Below are entries. Pull out all lines containing "this".

INFORMATION PROVIDED:
════

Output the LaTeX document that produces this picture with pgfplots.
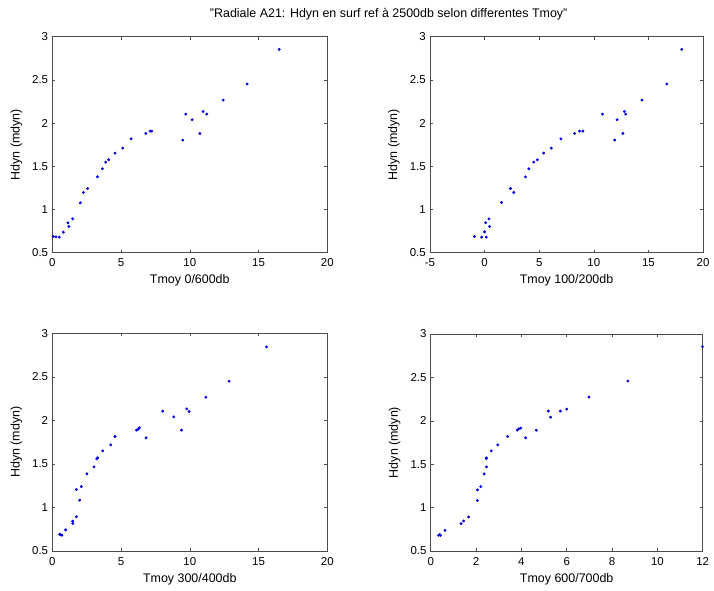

════

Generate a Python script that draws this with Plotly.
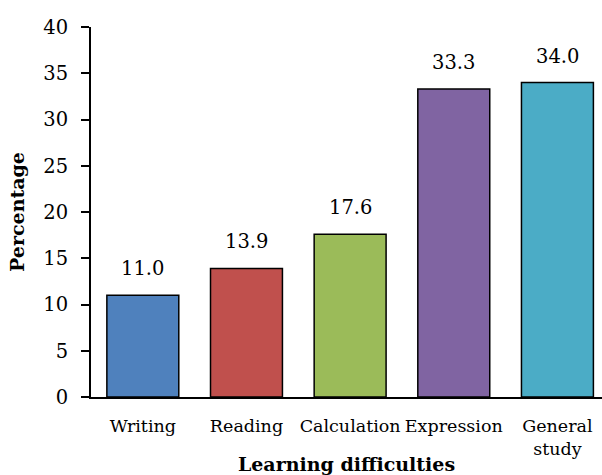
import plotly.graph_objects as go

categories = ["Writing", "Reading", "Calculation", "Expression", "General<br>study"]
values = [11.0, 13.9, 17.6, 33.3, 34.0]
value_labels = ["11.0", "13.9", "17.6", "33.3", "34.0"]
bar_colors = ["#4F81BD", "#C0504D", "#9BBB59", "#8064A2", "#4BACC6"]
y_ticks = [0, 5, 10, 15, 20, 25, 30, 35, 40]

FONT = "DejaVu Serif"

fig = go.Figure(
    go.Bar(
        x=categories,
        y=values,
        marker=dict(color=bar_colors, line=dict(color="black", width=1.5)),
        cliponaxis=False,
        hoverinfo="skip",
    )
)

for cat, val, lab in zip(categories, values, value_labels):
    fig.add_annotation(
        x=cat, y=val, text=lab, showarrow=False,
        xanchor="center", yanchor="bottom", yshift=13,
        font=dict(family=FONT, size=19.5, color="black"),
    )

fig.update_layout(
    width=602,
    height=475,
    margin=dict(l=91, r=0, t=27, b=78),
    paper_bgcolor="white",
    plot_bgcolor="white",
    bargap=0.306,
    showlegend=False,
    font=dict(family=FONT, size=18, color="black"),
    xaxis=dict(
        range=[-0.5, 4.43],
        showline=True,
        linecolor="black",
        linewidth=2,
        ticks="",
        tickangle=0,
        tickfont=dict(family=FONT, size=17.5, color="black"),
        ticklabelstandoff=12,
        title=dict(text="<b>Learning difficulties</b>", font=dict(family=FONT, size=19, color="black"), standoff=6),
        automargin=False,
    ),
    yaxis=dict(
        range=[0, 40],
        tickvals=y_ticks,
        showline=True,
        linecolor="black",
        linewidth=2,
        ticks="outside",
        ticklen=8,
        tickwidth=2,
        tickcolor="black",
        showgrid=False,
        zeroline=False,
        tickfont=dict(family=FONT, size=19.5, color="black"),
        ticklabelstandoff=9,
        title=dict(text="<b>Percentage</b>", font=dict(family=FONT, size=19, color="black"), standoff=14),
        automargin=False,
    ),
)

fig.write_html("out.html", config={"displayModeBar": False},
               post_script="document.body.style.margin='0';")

════

EXERCISE OUTPUT:
Output the LaTeX document that produces this picture with pgfplots.
Generate a Python script that draws this with Plotly.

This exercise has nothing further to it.